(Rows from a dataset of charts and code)
···
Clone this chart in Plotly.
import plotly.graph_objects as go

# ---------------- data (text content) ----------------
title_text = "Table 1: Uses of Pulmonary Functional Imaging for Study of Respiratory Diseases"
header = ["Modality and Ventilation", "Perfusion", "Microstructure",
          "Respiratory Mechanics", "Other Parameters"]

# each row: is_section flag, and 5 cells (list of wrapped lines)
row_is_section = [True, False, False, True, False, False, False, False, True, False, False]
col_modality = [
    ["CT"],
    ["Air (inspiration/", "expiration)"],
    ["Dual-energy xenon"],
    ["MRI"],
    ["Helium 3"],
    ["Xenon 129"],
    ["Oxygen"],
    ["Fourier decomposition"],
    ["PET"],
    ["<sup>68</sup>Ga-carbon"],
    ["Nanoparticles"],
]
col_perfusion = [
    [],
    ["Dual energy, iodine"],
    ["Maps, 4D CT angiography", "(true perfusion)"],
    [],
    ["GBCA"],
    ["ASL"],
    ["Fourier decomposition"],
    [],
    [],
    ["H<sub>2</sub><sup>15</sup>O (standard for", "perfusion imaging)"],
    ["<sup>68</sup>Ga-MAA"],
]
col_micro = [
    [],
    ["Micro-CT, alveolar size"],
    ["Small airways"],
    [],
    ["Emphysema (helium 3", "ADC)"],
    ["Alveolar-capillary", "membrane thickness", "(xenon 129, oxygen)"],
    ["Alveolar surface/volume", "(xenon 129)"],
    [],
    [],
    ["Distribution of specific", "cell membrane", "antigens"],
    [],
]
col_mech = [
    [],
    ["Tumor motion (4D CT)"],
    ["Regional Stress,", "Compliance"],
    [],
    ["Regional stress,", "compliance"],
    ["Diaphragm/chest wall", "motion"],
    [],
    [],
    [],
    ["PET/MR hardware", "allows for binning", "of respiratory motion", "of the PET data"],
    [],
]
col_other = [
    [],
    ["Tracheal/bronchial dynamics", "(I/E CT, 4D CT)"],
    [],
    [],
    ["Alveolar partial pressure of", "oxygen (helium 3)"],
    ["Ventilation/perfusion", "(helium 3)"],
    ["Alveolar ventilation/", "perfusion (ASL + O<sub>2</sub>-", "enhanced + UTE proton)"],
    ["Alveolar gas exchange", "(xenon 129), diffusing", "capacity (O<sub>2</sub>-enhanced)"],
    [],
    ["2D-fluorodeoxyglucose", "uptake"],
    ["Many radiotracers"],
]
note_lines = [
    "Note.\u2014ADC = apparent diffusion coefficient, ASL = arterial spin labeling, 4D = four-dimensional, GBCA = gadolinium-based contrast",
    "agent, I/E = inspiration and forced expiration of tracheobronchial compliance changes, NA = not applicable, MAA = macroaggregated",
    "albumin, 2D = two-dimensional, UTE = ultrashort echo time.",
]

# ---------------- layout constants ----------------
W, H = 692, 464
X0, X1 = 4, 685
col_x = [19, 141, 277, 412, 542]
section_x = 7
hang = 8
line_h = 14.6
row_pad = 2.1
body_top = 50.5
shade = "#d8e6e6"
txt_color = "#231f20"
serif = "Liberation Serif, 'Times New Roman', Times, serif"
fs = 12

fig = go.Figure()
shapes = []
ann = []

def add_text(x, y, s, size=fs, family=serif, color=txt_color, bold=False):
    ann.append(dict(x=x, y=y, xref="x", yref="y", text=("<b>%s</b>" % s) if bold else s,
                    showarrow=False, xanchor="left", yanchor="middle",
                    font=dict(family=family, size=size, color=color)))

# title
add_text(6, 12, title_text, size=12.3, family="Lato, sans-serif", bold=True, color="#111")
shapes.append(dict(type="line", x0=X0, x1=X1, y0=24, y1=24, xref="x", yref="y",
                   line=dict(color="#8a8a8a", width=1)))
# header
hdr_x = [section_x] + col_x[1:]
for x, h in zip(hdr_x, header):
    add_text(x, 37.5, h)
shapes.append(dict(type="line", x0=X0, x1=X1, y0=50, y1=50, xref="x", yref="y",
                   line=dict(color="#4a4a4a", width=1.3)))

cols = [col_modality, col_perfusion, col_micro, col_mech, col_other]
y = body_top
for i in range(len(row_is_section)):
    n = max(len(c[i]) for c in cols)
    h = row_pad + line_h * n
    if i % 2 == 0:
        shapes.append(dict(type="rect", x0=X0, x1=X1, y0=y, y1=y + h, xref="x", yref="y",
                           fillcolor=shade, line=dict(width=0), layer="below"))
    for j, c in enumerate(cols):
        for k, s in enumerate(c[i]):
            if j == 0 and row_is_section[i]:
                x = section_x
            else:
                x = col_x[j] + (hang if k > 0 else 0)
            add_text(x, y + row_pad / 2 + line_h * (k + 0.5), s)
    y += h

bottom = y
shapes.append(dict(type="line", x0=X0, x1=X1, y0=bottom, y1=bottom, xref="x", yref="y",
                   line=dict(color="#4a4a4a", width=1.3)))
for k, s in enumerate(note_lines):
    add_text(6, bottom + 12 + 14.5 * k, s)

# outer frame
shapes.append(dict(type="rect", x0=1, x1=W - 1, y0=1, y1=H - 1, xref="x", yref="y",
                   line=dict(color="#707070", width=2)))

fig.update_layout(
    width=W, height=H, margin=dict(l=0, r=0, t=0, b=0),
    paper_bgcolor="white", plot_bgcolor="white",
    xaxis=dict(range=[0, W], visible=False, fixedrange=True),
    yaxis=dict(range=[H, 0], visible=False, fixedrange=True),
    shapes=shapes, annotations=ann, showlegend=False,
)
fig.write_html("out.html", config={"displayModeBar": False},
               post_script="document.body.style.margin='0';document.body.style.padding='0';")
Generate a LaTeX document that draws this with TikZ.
···
▶ [SET PROBLEM]: Extract, word for word, each line of the listing above.

▶ [WORKED ANSWER]:
Clone this chart in Plotly.
import plotly.graph_objects as go

# ---------------- data (text content) ----------------
title_text = "Table 1: Uses of Pulmonary Functional Imaging for Study of Respiratory Diseases"
header = ["Modality and Ventilation", "Perfusion", "Microstructure",
          "Respiratory Mechanics", "Other Parameters"]

# each row: is_section flag, and 5 cells (list of wrapped lines)
row_is_section = [True, False, False, True, False, False, False, False, True, False, False]
col_modality = [
    ["CT"],
    ["Air (inspiration/", "expiration)"],
    ["Dual-energy xenon"],
    ["MRI"],
    ["Helium 3"],
    ["Xenon 129"],
    ["Oxygen"],
    ["Fourier decomposition"],
    ["PET"],
    ["<sup>68</sup>Ga-carbon"],
    ["Nanoparticles"],
]
col_perfusion = [
    [],
    ["Dual energy, iodine"],
    ["Maps, 4D CT angiography", "(true perfusion)"],
    [],
    ["GBCA"],
    ["ASL"],
    ["Fourier decomposition"],
    [],
    [],
    ["H<sub>2</sub><sup>15</sup>O (standard for", "perfusion imaging)"],
    ["<sup>68</sup>Ga-MAA"],
]
col_micro = [
    [],
    ["Micro-CT, alveolar size"],
    ["Small airways"],
    [],
    ["Emphysema (helium 3", "ADC)"],
    ["Alveolar-capillary", "membrane thickness", "(xenon 129, oxygen)"],
    ["Alveolar surface/volume", "(xenon 129)"],
    [],
    [],
    ["Distribution of specific", "cell membrane", "antigens"],
    [],
]
col_mech = [
    [],
    ["Tumor motion (4D CT)"],
    ["Regional Stress,", "Compliance"],
    [],
    ["Regional stress,", "compliance"],
    ["Diaphragm/chest wall", "motion"],
    [],
    [],
    [],
    ["PET/MR hardware", "allows for binning", "of respiratory motion", "of the PET data"],
    [],
]
col_other = [
    [],
    ["Tracheal/bronchial dynamics", "(I/E CT, 4D CT)"],
    [],
    [],
    ["Alveolar partial pressure of", "oxygen (helium 3)"],
    ["Ventilation/perfusion", "(helium 3)"],
    ["Alveolar ventilation/", "perfusion (ASL + O<sub>2</sub>-", "enhanced + UTE proton)"],
    ["Alveolar gas exchange", "(xenon 129), diffusing", "capacity (O<sub>2</sub>-enhanced)"],
    [],
    ["2D-fluorodeoxyglucose", "uptake"],
    ["Many radiotracers"],
]
note_lines = [
    "Note.\u2014ADC = apparent diffusion coefficient, ASL = arterial spin labeling, 4D = four-dimensional, GBCA = gadolinium-based contrast",
    "agent, I/E = inspiration and forced expiration of tracheobronchial compliance changes, NA = not applicable, MAA = macroaggregated",
    "albumin, 2D = two-dimensional, UTE = ultrashort echo time.",
]

# ---------------- layout constants ----------------
W, H = 692, 464
X0, X1 = 4, 685
col_x = [19, 141, 277, 412, 542]
section_x = 7
hang = 8
line_h = 14.6
row_pad = 2.1
body_top = 50.5
shade = "#d8e6e6"
txt_color = "#231f20"
serif = "Liberation Serif, 'Times New Roman', Times, serif"
fs = 12

fig = go.Figure()
shapes = []
ann = []

def add_text(x, y, s, size=fs, family=serif, color=txt_color, bold=False):
    ann.append(dict(x=x, y=y, xref="x", yref="y", text=("<b>%s</b>" % s) if bold else s,
                    showarrow=False, xanchor="left", yanchor="middle",
                    font=dict(family=family, size=size, color=color)))

# title
add_text(6, 12, title_text, size=12.3, family="Lato, sans-serif", bold=True, color="#111")
shapes.append(dict(type="line", x0=X0, x1=X1, y0=24, y1=24, xref="x", yref="y",
                   line=dict(color="#8a8a8a", width=1)))
# header
hdr_x = [section_x] + col_x[1:]
for x, h in zip(hdr_x, header):
    add_text(x, 37.5, h)
shapes.append(dict(type="line", x0=X0, x1=X1, y0=50, y1=50, xref="x", yref="y",
                   line=dict(color="#4a4a4a", width=1.3)))

cols = [col_modality, col_perfusion, col_micro, col_mech, col_other]
y = body_top
for i in range(len(row_is_section)):
    n = max(len(c[i]) for c in cols)
    h = row_pad + line_h * n
    if i % 2 == 0:
        shapes.append(dict(type="rect", x0=X0, x1=X1, y0=y, y1=y + h, xref="x", yref="y",
                           fillcolor=shade, line=dict(width=0), layer="below"))
    for j, c in enumerate(cols):
        for k, s in enumerate(c[i]):
            if j == 0 and row_is_section[i]:
                x = section_x
            else:
                x = col_x[j] + (hang if k > 0 else 0)
            add_text(x, y + row_pad / 2 + line_h * (k + 0.5), s)
    y += h

bottom = y
shapes.append(dict(type="line", x0=X0, x1=X1, y0=bottom, y1=bottom, xref="x", yref="y",
                   line=dict(color="#4a4a4a", width=1.3)))
for k, s in enumerate(note_lines):
    add_text(6, bottom + 12 + 14.5 * k, s)

# outer frame
shapes.append(dict(type="rect", x0=1, x1=W - 1, y0=1, y1=H - 1, xref="x", yref="y",
                   line=dict(color="#707070", width=2)))

fig.update_layout(
    width=W, height=H, margin=dict(l=0, r=0, t=0, b=0),
    paper_bgcolor="white", plot_bgcolor="white",
    xaxis=dict(range=[0, W], visible=False, fixedrange=True),
    yaxis=dict(range=[H, 0], visible=False, fixedrange=True),
    shapes=shapes, annotations=ann, showlegend=False,
)
fig.write_html("out.html", config={"displayModeBar": False},
               post_script="document.body.style.margin='0';document.body.style.padding='0';")
Generate a LaTeX document that draws this with TikZ.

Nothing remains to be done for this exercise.